The integral of the secant is well known to any beginners calculus student. Yet this integral was once a major outstanding maths problem. It was first introduced by Geradus Mercator, who needed it to make his famous map, in 1569. He couldn’t find it, and used an approximation instead. The exact solution was found accidentally 86 years later without calculus in 1645. It then took another two decades until a formal proof was given in 1668, 99 years after Mercator first proposed the problem.
Update 13 March 2021: added a note on how Napier calculated logarithm trigonometry tables. This was prompted by a correction raised in a discussion of this post on HackerNews.
Update 10 October 2021: the great circle and rhumb line images are now made with a script that uses Cartopy. Previously they were made with a Matlab application. You can see the new script at my Github repository and enter your co-ordinates to generate your own lines.
As this comic by SMBC rightly teases, the history of mathematics is often not so straightforward. Theorems, formulas and notation that are routinely discussed in class, were once insights or accidents themselves. This is the story of one such formula, the integral of the secant. I first read about it almost a decade ago,^{1} when I got interested in cartography: the science and art of mapmaking. This integral is of vital importance to the Mercator map, and therefore many online maps that use it, like Apple Maps and Google Maps.

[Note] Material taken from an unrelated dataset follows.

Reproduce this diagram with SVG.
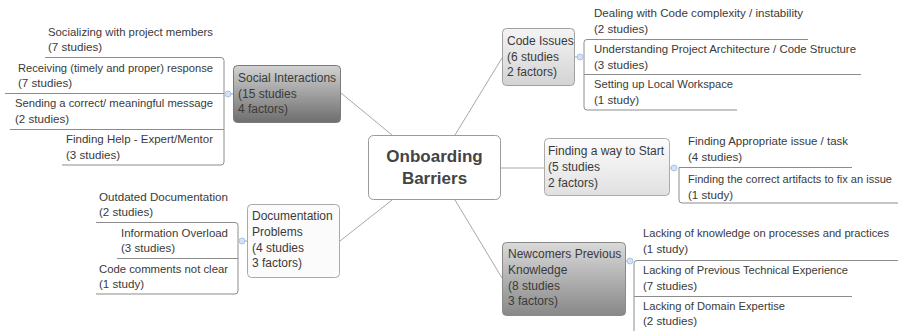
<svg xmlns="http://www.w3.org/2000/svg" width="898" height="331" viewBox="0 0 898 331">
<defs>
<linearGradient id="gSocial" x1="0" y1="0" x2="0" y2="1"><stop offset="0" stop-color="#d2d2d2"/><stop offset="1" stop-color="#6e6e6e"/></linearGradient>
<linearGradient id="gCode" x1="0" y1="0" x2="0" y2="1"><stop offset="0" stop-color="#f4f4f4"/><stop offset="1" stop-color="#d3d3d3"/></linearGradient>
<linearGradient id="gFind" x1="0" y1="0" x2="0" y2="1"><stop offset="0" stop-color="#fcfcfc"/><stop offset="1" stop-color="#e0e0e0"/></linearGradient>
<linearGradient id="gNew" x1="0" y1="0" x2="0" y2="1"><stop offset="0" stop-color="#dadada"/><stop offset="1" stop-color="#888888"/></linearGradient>
</defs>
<style>
text{font-family:"Liberation Sans",Arial,sans-serif;font-size:12px;fill:#3a3a3a}
.l{font-size:11.6px}
.s{font-size:11.2px}
.c{fill:none;stroke:#a8a8a8;stroke-width:1}
.u{fill:none;stroke:#8c8c8c;stroke-width:1}
.dot{fill:#d4e2f5;stroke:#aac3e6;stroke-width:1}
.center{font-weight:bold;font-size:17px;fill:#444;text-anchor:middle}
.nb{stroke:#9a9a9a;stroke-width:1}
</style>
<rect width="898" height="331" fill="#fff"/>
<g id="connectors">
<path class="c" d="M392,135 L341,93 M455,135 L502,58 M501,168 H544 M455,200 L502,278 M392,200 L340,241"/>
<path class="u" d="M45,57.5 H221 Q224,57.5 224,60.5 V162 Q224,165 221,165 H62 M5,93.5 H224 M10,129.5 H224"/>
<path class="u" d="M96,222.5 H235 Q238,222.5 238,225.5 V291 Q238,294 235,294 H96 M117,258.5 H238"/>
<path class="u" d="M808,39.5 H587 Q584,39.5 584,42.5 V107 Q584,110 587,110 H737 M584,74.5 H861"/>
<path class="u" d="M852,167.5 H679 V200 Q679,203 682,203 H898"/>
<path class="u" d="M898,260.5 H637 Q634,260.5 634,263.5 V331 M634,296.5 H852"/>
<path class="c" d="M231,94 H233 M244,241 H247 M575,57 H578 M670,168 H672 M626,261 H628"/>
<circle class="dot" cx="228" cy="94" r="3"/>
<circle class="dot" cx="242" cy="241" r="3"/>
<circle class="dot" cx="580" cy="57" r="3"/>
<circle class="dot" cx="674" cy="168" r="3"/>
<circle class="dot" cx="630" cy="261" r="3"/>
</g>
<g id="center">
<rect x="368.5" y="135.5" width="132" height="64" rx="5" fill="#fff" class="nb"/>
<text class="center" x="434.5" y="162">Onboarding</text>
<text class="center" x="434.5" y="184">Barriers</text>
</g>
<g id="social">
<rect x="233.5" y="65.5" width="107" height="57" rx="4" fill="url(#gSocial)" stroke="#7a7a7a"/>
<text x="238" y="82">Social Interactions</text>
<text x="238" y="98">(15 studies</text>
<text x="238" y="113">4 factors)</text>
</g>
<g id="code">
<rect x="502.5" y="28.5" width="72" height="57" rx="4" fill="url(#gCode)" stroke="#a0a0a0"/>
<text x="507" y="45">Code Issues</text>
<text x="507" y="61">(6 studies</text>
<text x="507" y="76">2 factors)</text>
</g>
<g id="finding">
<rect x="544.5" y="138.5" width="125" height="57" rx="4" fill="url(#gFind)" stroke="#ababab"/>
<text x="548" y="155">Finding a way to Start</text>
<text x="548" y="171">(5 studies</text>
<text x="548" y="187">2 factors)</text>
</g>
<g id="newcomers">
<rect x="502.5" y="242.5" width="123" height="73" rx="4" fill="url(#gNew)" stroke="#8a8a8a"/>
<text x="508" y="258">Newcomers Previous</text>
<text x="508" y="274">Knowledge</text>
<text x="508" y="290">(8 studies</text>
<text x="508" y="305">3 factors)</text>
</g>
<g id="documentation">
<rect x="247.5" y="204.5" width="92" height="73" rx="4" fill="#fbfbfb" stroke="#aaaaaa"/>
<text x="252" y="220">Documentation</text>
<text x="252" y="236">Problems</text>
<text x="252" y="252">(4 studies</text>
<text x="252" y="267">3 factors)</text>
</g>
<g id="social-leaves">
<g id="socializing"><text class="l" x="48" y="36" textLength="165" lengthAdjust="spacingAndGlyphs">Socializing with project members</text><text class="l" x="48" y="51">(7 studies)</text></g>
<g id="receiving"><text class="l" x="18" y="72" textLength="195" lengthAdjust="spacingAndGlyphs">Receiving (timely and proper) response</text><text class="l" x="18" y="87">(7 studies)</text></g>
<g id="sending"><text class="l" x="15" y="107" textLength="198" lengthAdjust="spacingAndGlyphs">Sending a correct/ meaningful message</text><text class="l" x="15" y="123">(2 studies)</text></g>
<g id="help"><text class="l" x="66" y="143" textLength="147" lengthAdjust="spacingAndGlyphs">Finding Help - Expert/Mentor</text><text class="l" x="66" y="159">(3 studies)</text></g>
</g>
<g id="doc-leaves">
<g id="outdated"><text class="l" x="99" y="201" textLength="129" lengthAdjust="spacingAndGlyphs">Outdated Documentation</text><text class="l" x="99" y="216">(2 studies)</text></g>
<g id="overload"><text class="l" x="121" y="237" textLength="107" lengthAdjust="spacingAndGlyphs">Information Overload</text><text class="l" x="121" y="252">(3 studies)</text></g>
<g id="comments"><text class="l" x="99" y="273" textLength="129" lengthAdjust="spacingAndGlyphs">Code comments not clear</text><text class="l" x="99" y="288">(1 study)</text></g>
</g>
<g id="code-leaves">
<g id="complexity"><text class="l" x="594" y="17" textLength="209" lengthAdjust="spacingAndGlyphs">Dealing with Code complexity / instability</text><text class="l" x="594" y="33">(2 studies)</text></g>
<g id="architecture"><text class="l" x="594" y="53" textLength="262" lengthAdjust="spacingAndGlyphs">Understanding Project Architecture / Code Structure</text><text class="l" x="594" y="69">(3 studies)</text></g>
<g id="workspace"><text class="l" x="594" y="88" textLength="139" lengthAdjust="spacingAndGlyphs">Setting up Local Workspace</text><text class="l" x="594" y="104">(1 study)</text></g>
</g>
<g id="finding-leaves">
<g id="issue"><text class="l" x="688" y="145" textLength="160" lengthAdjust="spacingAndGlyphs">Finding Appropriate issue / task</text><text class="l" x="688" y="161">(4 studies)</text></g>
<g id="artifacts"><text class="s" x="688" y="183" textLength="204" lengthAdjust="spacingAndGlyphs">Finding the correct artifacts to fix an issue</text><text class="l" x="688" y="199">(1 study)</text></g>
</g>
<g id="newcomer-leaves">
<g id="processes"><text class="s" x="643" y="237" textLength="246" lengthAdjust="spacingAndGlyphs">Lacking of knowledge on processes and practices</text><text class="l" x="643" y="253">(1 study)</text></g>
<g id="technical"><text class="l" x="643" y="274" textLength="205" lengthAdjust="spacingAndGlyphs">Lacking of Previous Technical Experience</text><text class="l" x="643" y="290">(7 studies)</text></g>
<g id="domain"><text class="l" x="643" y="310" textLength="142" lengthAdjust="spacingAndGlyphs">Lacking of Domain Expertise</text><text class="l" x="643" y="325">(2 studies)</text></g>
</g>
</svg>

This story has been told several times before: see 1, 2 or 3. But these are all journal articles, consigned mostly to academics. I want to present it here in a less formal and more colourful setting, to make it more accessible.
This is an article about mathematics, so familiarity with the following is helpful: algebra, trigonometry, radians and basic calculus. These are usually covered in advanced high school maths classes or first year maths courses.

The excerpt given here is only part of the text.